◆ Task objective ◆
Your task is to reproduce, verbatim and without pictures, the lines from the opening of the listing through the line containing "46, 48, 50]".

::::::

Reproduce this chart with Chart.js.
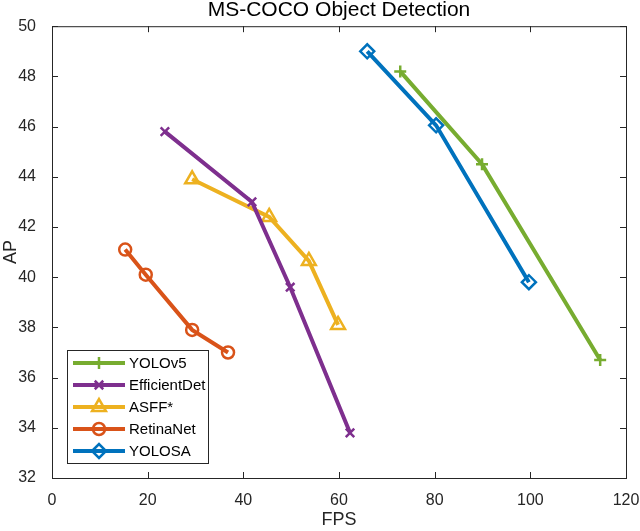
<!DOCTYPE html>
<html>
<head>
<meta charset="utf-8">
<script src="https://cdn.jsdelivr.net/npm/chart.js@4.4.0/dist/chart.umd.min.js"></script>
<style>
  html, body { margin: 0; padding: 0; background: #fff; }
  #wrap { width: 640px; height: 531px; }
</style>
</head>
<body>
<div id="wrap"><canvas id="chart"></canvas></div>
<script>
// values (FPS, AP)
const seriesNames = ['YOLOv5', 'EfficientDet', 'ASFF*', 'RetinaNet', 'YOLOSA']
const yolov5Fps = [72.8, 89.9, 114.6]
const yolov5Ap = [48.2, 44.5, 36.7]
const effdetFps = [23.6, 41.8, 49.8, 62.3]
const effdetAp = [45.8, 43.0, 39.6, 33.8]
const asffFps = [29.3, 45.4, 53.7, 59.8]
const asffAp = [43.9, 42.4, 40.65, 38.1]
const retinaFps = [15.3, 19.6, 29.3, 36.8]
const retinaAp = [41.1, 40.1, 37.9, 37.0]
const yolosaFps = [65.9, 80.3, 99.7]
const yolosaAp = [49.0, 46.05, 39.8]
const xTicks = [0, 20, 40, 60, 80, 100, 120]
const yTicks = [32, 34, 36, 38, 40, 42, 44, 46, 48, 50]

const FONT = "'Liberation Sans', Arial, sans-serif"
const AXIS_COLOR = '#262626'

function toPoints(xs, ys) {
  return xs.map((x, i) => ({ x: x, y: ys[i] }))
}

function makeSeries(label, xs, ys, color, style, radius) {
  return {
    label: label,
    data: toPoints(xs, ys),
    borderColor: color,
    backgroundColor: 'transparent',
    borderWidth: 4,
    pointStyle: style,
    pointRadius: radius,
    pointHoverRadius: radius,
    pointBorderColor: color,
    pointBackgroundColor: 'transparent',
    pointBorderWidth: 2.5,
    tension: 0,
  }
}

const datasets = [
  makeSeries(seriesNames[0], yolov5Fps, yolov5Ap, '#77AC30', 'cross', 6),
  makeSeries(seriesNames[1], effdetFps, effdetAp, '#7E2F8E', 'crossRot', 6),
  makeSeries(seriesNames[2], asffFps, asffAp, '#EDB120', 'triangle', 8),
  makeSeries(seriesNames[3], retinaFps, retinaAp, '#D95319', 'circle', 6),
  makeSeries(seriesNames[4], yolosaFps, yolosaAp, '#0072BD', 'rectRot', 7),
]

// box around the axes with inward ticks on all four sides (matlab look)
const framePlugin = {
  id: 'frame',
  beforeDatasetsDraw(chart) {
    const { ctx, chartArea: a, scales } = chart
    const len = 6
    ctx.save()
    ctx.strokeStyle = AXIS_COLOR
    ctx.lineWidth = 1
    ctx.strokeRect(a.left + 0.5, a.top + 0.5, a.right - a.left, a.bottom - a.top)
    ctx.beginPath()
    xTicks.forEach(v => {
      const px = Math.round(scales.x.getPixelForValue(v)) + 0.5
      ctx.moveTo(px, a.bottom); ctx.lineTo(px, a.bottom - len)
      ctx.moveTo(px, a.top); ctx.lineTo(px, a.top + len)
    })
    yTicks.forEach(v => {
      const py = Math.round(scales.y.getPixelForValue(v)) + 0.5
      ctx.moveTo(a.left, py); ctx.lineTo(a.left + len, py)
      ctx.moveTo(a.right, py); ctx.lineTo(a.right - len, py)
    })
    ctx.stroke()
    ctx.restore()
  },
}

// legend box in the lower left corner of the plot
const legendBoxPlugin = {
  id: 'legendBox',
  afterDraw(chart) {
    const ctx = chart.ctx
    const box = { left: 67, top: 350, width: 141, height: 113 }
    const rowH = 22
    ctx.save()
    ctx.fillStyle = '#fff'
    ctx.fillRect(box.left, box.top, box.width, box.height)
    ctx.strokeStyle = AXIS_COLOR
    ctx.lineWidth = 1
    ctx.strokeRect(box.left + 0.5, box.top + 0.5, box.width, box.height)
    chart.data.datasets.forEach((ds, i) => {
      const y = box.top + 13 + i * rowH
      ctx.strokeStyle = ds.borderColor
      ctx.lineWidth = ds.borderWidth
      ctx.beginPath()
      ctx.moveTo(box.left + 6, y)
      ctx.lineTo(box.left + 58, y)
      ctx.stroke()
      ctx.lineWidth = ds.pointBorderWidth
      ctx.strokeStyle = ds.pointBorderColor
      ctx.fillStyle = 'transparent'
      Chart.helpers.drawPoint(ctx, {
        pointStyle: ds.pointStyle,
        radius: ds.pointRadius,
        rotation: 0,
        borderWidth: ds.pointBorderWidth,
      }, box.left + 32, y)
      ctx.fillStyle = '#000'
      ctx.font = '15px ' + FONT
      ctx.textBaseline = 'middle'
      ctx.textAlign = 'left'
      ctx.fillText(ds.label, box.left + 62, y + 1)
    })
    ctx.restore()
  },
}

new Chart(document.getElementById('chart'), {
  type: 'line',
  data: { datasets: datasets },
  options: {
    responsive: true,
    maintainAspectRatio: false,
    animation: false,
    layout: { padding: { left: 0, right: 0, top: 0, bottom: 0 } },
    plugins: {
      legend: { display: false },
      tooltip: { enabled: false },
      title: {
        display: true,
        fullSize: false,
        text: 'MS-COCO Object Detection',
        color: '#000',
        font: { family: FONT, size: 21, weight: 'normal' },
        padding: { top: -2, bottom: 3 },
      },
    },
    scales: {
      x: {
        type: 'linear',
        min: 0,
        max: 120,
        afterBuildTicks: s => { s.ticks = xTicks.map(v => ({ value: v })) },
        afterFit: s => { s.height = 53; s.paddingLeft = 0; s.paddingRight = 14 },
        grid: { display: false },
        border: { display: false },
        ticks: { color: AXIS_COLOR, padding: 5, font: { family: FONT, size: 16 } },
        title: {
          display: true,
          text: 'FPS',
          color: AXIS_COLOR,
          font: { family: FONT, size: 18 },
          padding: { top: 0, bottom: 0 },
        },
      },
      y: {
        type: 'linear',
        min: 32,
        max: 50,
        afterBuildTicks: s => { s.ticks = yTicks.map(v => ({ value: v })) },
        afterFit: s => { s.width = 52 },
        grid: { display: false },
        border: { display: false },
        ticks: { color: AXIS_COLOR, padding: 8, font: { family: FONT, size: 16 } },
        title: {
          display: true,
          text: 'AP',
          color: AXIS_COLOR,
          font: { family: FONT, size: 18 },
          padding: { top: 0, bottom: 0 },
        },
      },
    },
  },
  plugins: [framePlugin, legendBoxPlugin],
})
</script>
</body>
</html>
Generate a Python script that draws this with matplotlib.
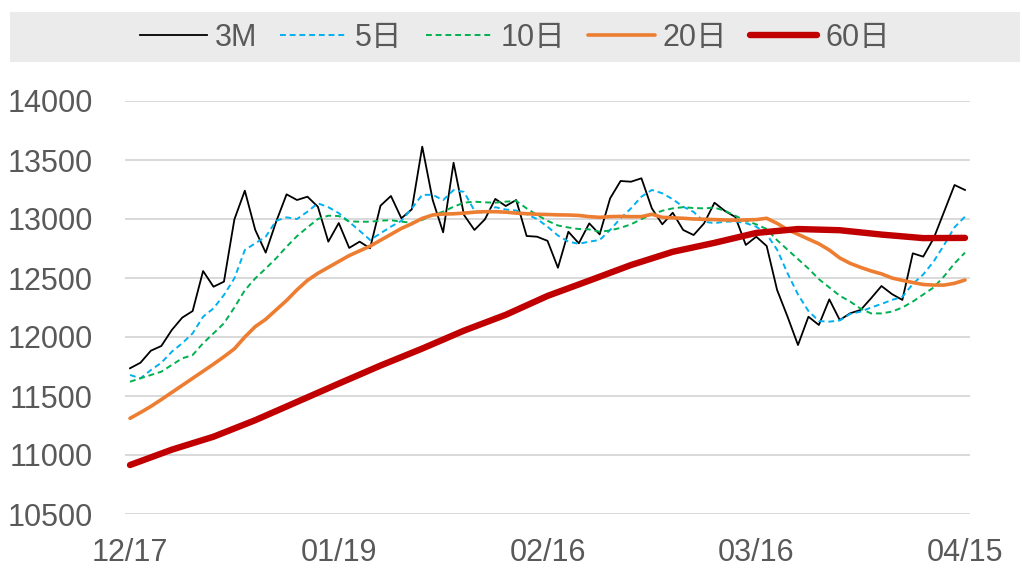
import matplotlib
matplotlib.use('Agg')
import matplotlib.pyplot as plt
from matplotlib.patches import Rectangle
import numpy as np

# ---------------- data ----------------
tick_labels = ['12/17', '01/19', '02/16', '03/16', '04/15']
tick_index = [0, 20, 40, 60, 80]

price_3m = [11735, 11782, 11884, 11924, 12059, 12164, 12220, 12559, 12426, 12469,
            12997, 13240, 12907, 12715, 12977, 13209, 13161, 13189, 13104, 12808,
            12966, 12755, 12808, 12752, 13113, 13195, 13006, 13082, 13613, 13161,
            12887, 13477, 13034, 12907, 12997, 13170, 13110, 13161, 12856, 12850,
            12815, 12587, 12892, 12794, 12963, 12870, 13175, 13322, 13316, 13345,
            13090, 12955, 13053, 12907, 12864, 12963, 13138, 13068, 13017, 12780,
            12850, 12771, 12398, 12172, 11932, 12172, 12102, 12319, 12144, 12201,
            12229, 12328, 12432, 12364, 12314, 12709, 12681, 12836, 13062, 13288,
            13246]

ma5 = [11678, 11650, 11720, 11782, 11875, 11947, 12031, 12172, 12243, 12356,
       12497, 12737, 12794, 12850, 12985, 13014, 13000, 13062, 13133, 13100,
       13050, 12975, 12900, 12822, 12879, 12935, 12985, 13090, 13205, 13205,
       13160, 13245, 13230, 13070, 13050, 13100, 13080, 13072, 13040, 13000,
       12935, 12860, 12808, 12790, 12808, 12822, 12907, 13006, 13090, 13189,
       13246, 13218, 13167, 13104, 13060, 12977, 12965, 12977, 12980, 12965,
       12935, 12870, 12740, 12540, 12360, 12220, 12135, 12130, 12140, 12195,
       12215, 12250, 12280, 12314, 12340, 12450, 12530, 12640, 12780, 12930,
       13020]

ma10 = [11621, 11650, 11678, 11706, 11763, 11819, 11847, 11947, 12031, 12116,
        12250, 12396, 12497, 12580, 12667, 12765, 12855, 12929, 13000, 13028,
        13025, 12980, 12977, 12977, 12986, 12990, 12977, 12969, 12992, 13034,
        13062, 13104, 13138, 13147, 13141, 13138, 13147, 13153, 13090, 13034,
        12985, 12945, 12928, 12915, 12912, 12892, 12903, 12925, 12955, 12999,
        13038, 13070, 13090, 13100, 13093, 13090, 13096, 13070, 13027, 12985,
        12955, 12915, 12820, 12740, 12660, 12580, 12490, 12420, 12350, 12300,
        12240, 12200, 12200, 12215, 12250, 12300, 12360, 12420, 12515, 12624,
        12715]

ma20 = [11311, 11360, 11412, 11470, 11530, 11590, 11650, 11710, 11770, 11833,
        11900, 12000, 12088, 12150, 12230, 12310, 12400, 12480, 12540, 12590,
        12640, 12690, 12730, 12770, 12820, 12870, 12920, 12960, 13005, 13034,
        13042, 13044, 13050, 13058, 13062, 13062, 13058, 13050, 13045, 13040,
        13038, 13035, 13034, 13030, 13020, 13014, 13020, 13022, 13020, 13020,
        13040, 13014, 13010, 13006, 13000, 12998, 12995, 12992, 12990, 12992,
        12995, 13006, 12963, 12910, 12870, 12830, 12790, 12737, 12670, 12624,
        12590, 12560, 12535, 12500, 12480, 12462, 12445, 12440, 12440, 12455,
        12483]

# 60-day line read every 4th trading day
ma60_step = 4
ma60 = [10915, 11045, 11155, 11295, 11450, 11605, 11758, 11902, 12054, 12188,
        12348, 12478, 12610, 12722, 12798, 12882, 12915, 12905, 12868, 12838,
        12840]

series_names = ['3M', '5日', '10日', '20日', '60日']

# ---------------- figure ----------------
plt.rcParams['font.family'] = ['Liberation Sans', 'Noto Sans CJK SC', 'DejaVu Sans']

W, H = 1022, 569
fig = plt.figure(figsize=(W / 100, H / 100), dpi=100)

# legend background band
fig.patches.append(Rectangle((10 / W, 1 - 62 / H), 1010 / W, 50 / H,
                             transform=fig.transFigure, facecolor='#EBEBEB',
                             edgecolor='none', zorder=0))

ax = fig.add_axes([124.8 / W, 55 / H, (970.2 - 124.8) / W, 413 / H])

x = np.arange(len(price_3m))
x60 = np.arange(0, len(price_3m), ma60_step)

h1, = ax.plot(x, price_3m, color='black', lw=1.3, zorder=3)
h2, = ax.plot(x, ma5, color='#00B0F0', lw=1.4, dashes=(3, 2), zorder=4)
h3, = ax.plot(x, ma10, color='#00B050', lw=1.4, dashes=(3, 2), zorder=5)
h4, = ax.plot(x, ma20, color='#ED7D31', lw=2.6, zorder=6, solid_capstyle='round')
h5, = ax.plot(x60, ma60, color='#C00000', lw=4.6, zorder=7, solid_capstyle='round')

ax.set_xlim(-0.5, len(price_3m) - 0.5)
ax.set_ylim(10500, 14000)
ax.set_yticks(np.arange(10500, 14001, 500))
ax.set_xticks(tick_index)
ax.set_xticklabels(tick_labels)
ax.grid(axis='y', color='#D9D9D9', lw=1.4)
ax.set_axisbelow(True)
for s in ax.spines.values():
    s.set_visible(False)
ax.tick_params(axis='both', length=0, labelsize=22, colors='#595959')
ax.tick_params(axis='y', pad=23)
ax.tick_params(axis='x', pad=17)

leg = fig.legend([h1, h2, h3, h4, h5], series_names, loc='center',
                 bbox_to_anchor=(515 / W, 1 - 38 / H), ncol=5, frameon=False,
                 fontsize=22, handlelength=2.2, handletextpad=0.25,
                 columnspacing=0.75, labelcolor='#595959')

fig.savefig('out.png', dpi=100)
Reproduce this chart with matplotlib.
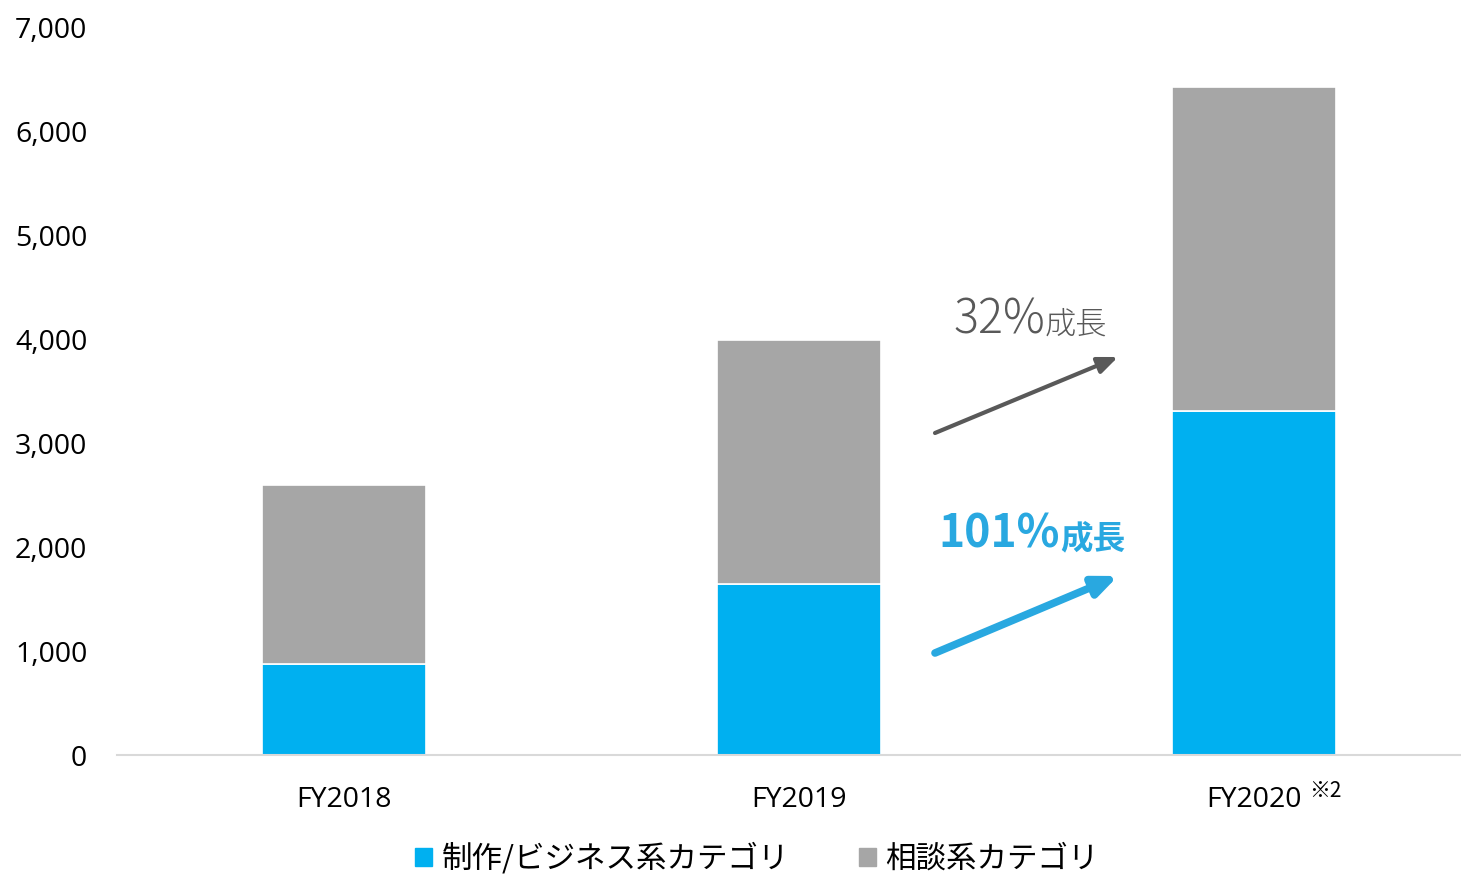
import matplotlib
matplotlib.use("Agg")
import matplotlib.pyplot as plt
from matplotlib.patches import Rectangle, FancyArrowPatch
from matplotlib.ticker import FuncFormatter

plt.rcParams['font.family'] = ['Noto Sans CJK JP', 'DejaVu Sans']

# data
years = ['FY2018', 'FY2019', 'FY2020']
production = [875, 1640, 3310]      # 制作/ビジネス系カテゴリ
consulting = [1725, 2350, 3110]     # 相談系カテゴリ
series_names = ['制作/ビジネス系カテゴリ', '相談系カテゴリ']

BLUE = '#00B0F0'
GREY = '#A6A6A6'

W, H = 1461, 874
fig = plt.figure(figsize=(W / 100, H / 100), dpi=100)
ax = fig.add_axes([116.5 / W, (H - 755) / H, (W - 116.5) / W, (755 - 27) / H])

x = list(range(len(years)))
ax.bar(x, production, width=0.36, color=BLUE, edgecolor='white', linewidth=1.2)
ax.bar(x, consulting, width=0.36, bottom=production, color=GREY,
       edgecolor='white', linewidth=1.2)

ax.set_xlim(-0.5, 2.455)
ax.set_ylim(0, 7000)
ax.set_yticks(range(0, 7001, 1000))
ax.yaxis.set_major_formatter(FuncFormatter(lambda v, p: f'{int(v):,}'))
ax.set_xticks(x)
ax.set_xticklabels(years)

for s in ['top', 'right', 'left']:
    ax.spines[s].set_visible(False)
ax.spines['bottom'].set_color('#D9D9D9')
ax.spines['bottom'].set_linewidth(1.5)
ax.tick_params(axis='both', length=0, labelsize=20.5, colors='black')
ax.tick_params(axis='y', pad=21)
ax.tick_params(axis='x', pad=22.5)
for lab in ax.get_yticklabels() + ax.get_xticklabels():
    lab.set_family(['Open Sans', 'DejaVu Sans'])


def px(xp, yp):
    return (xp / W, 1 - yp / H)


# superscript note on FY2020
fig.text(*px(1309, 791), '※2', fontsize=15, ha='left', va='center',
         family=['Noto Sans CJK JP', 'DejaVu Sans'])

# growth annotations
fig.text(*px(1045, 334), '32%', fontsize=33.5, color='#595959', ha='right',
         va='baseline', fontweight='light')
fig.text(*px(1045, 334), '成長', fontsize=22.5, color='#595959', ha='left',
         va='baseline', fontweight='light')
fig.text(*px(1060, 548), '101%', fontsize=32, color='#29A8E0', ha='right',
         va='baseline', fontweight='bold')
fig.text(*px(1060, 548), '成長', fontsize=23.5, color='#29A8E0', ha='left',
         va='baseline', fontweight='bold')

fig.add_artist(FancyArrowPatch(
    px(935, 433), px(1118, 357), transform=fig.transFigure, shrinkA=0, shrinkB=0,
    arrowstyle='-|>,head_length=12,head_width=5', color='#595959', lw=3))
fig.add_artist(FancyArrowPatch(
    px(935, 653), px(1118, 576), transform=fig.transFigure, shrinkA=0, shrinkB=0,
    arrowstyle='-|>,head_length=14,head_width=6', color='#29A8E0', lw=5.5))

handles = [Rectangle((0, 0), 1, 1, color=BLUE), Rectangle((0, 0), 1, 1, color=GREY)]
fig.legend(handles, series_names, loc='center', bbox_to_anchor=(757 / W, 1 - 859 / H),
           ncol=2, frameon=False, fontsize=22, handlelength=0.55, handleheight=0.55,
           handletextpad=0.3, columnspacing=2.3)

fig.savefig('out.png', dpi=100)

::::::

◆ Solution for this problem ◆
Reproduce this chart with Chart.js.
<!DOCTYPE html>
<html>
<head>
<meta charset="utf-8">
<script src="https://cdn.jsdelivr.net/npm/chart.js@4.4.0/dist/chart.umd.min.js"></script>
<style>
  html, body { margin: 0; padding: 0; background: #fff; }
  #wrap { width: 640px; height: 531px; }
</style>
</head>
<body>
<div id="wrap"><canvas id="chart"></canvas></div>
<script>
// values (FPS, AP)
const seriesNames = ['YOLOv5', 'EfficientDet', 'ASFF*', 'RetinaNet', 'YOLOSA']
const yolov5Fps = [72.8, 89.9, 114.6]
const yolov5Ap = [48.2, 44.5, 36.7]
const effdetFps = [23.6, 41.8, 49.8, 62.3]
const effdetAp = [45.8, 43.0, 39.6, 33.8]
const asffFps = [29.3, 45.4, 53.7, 59.8]
const asffAp = [43.9, 42.4, 40.65, 38.1]
const retinaFps = [15.3, 19.6, 29.3, 36.8]
const retinaAp = [41.1, 40.1, 37.9, 37.0]
const yolosaFps = [65.9, 80.3, 99.7]
const yolosaAp = [49.0, 46.05, 39.8]
const xTicks = [0, 20, 40, 60, 80, 100, 120]
const yTicks = [32, 34, 36, 38, 40, 42, 44, 46, 48, 50]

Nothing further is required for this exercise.